By Dr. Karen Widess
Much of what I will say I have stolen from Nina Totenberg of U.S. National Public Radio, who covered the U.S. Supreme Court, and was also a friend of Justice Ginsburg’s for 30 years.
First I’d like to say a bit about why Justice Ginsburg means so much to U.S. women, and then why we are discussing her today, in Britain, where most of us are decidedly not U.S. women, and how her example is universal and deeply Jewish.
While Ruth Bader Ginsburg will be remembered as a historic figure for many reasons, she was instrumental in changing the world for U.S. women. Even if she had never become a judge, her impact would have been enormous.
When she began to teach and advocate in the early 1960s, women were treated differently from men, by law. Hundreds of laws restricted what women could do, barring them from jobs, rights and even from jury service, as if they were not considered as full human beings.
Justice Ginsburg fought gender discrimination in her own life when she was denied opportunities solely due to her sex.
When she was admitted to Harvard Law School, where she was one of only nine women in a class of more than 500, the dean asked her why she was taking up a place that "should go to a man." Later she transferred to Columbia University Law School in New York City, where she graduated first in her class. Despite her academic achievements, law firms at that time were closed to women, and though she was recommended for a Supreme Court clerkship, she wasn't even interviewed.
Today, she lies in state in the U.S. Capitol building, the first woman ever to do so.
In 1963, Justice Ginsburg became a teacher at Rutgers Law School in New Jersey, where she began her work fighting gender discrimination, going about it in subtle and often clever ways. Knowing that she had to persuade male, establishment-oriented judges, she often picked male plaintiffs, and chose cases that illustrated how discrimination against women harmed men and children.
She became famous for her quips, and a particularly appropriate one was: “Fight for the things that you care about. But do it in a way that will lead others to join you.”
In 1971, she won a case before the Supreme Court concerning whether a state could automatically prefer men over women as executors of estates. It was the first time the all-male Supreme Court had struck down a state law because it discriminated based on gender.
In 1980, President Jimmy Carter named Ginsburg to the U.S. Court of Appeals, and in 1993, President Bill Clinton nominated her to the U.S. Supreme Court, the second woman appointed to the position.
There are nine justices on the U.S. Supreme Court. In perhaps her most famous quote, Ginsburg said: "When I'm sometimes asked 'When will there be enough (women on the Supreme Court)?', my answer is: 'When there are nine.' People are shocked. But there'd been nine men, and nobody's ever raised a question about that."

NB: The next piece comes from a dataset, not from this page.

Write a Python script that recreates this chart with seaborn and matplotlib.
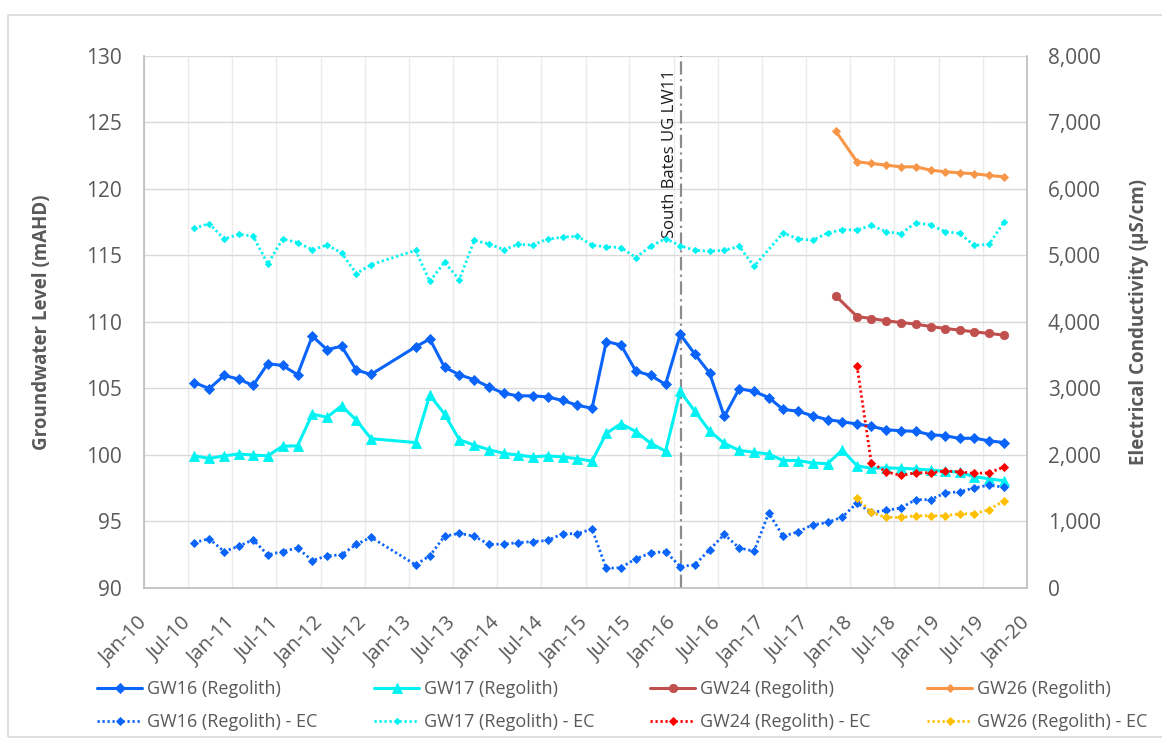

By the time she was in her 80s, she had become something of a rock star and was known as the "Notorious RBG." You may have seen pictures of little girls dressed as her for Halloween, wearing her famous lace collars over judicial robes. My favourite photo since her death was that of the Los Angeles Lakers basketball team on Monday wearing a stunning variety of delicate white lace collars in tribute.
Justice Ginsburg was a woman who defied stereotypes. Though a liberal, she and the court's conservative icon, Antonin Scalia, were the closest of friends. As Justice Ginsburg said: "You can disagree without being disagreeable."
She was not shy about disagreeing. In more recent years, as the U.S. Supreme Court has moved to the right, her dissenting opinions became fiercer and more eloquent. She viewed her dissents as a chance to persuade a future court. "Some of my favorite opinions are dissenting opinions," Ginsburg told NPR. "I will not live to see what becomes of them, but I remain hopeful."
So, why should a congregation in England, most of whom are not U.S. female lawyers, or U.S. women, or even lawyers, stop to consider the life of Ruth Bader Ginsburg?
I believe that her lifelong dedication to the struggle for justice and equality is an example to us all. That she inspires us to carry on the good fight with elegance and grace, and shows how we can repair the world (Tikkun Olam) without adopting the demeanour and tactics of those who oppose us: reactionary forces, those resistant to change, and those clinging to undeserved privilege.
And while it was my intention to refrain from politics in talking about her achievements, there is no doubt that her death is a tragedy for the U.S. people, and she was well aware of what may happen in the coming weeks. It will be bare-knuckle politics, writ large, on the stage of a presidential election. It will be a fight which Justice Ginsburg had hoped to avoid, telling Justice John Paul Stevens shortly before his death that she hoped to serve as long as he did — until age 90.
She only made it to 87, and we are both inspired by her example and frightened of what could come next.